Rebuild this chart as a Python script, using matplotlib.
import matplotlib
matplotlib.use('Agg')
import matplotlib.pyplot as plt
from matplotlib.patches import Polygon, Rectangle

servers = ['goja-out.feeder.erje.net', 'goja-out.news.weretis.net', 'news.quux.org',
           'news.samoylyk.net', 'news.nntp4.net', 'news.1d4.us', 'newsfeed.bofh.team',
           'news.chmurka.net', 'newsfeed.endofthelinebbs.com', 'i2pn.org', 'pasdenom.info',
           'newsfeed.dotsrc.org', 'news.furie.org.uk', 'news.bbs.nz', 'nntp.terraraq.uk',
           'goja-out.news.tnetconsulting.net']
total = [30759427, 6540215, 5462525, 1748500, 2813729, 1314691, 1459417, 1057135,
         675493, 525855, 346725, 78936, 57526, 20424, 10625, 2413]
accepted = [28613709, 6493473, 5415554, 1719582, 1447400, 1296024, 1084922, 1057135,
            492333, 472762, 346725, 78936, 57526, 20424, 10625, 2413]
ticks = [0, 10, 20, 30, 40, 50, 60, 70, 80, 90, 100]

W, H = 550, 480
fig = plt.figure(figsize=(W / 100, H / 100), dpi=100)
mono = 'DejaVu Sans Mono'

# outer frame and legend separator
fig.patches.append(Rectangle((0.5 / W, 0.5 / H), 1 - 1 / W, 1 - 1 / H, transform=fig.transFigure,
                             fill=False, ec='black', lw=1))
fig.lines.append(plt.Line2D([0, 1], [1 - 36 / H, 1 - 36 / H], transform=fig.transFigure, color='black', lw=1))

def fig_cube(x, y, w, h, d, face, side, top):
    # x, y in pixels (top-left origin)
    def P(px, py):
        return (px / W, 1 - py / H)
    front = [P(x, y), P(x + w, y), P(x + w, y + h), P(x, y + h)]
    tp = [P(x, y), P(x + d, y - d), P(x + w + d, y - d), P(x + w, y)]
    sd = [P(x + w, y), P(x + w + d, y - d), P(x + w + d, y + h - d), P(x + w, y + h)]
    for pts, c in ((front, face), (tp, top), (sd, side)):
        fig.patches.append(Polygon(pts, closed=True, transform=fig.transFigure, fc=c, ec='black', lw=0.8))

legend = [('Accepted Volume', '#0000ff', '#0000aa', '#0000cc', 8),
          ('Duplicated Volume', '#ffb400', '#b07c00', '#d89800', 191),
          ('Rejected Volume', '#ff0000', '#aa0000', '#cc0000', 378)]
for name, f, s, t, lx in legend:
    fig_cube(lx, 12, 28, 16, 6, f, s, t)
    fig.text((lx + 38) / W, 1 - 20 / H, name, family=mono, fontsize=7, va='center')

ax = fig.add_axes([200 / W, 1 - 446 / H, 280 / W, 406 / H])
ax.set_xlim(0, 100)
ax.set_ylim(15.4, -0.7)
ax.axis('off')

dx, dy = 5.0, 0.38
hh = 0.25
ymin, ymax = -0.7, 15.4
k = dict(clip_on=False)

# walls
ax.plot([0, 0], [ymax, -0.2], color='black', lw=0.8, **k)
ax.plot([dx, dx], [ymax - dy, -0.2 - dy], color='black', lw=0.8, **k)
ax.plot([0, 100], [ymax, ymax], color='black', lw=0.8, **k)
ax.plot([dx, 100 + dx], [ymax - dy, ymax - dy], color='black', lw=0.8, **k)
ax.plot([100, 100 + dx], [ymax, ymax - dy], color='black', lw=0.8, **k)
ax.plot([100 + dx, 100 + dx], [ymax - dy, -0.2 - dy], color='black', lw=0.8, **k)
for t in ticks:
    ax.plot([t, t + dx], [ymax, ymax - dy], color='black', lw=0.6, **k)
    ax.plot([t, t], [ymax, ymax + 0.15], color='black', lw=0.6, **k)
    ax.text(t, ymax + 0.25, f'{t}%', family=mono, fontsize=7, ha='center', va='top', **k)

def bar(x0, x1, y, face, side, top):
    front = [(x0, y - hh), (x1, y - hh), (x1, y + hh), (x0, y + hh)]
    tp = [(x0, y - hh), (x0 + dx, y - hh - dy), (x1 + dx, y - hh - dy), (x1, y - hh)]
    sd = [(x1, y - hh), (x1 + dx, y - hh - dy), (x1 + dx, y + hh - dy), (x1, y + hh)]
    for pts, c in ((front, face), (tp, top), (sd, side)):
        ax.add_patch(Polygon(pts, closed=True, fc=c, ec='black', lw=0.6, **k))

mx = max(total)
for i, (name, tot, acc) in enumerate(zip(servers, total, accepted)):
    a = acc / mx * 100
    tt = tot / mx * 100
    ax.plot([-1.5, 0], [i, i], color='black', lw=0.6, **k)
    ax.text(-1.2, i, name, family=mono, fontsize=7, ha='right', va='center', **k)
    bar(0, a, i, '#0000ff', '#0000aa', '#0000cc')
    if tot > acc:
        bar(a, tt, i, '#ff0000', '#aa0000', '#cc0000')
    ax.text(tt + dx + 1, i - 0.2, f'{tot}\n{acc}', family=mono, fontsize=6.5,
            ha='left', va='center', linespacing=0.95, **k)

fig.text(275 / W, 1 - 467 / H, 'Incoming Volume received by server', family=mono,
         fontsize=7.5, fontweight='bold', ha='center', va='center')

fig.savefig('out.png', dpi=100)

= = = = =

__Problem to work on__:
Go over the data above and copy every line that has the word "matplotlib" in it.

__In response__:
Rebuild this chart as a Python script, using matplotlib.
import matplotlib
matplotlib.use('Agg')
import matplotlib.pyplot as plt
from matplotlib.patches import Polygon, Rectangle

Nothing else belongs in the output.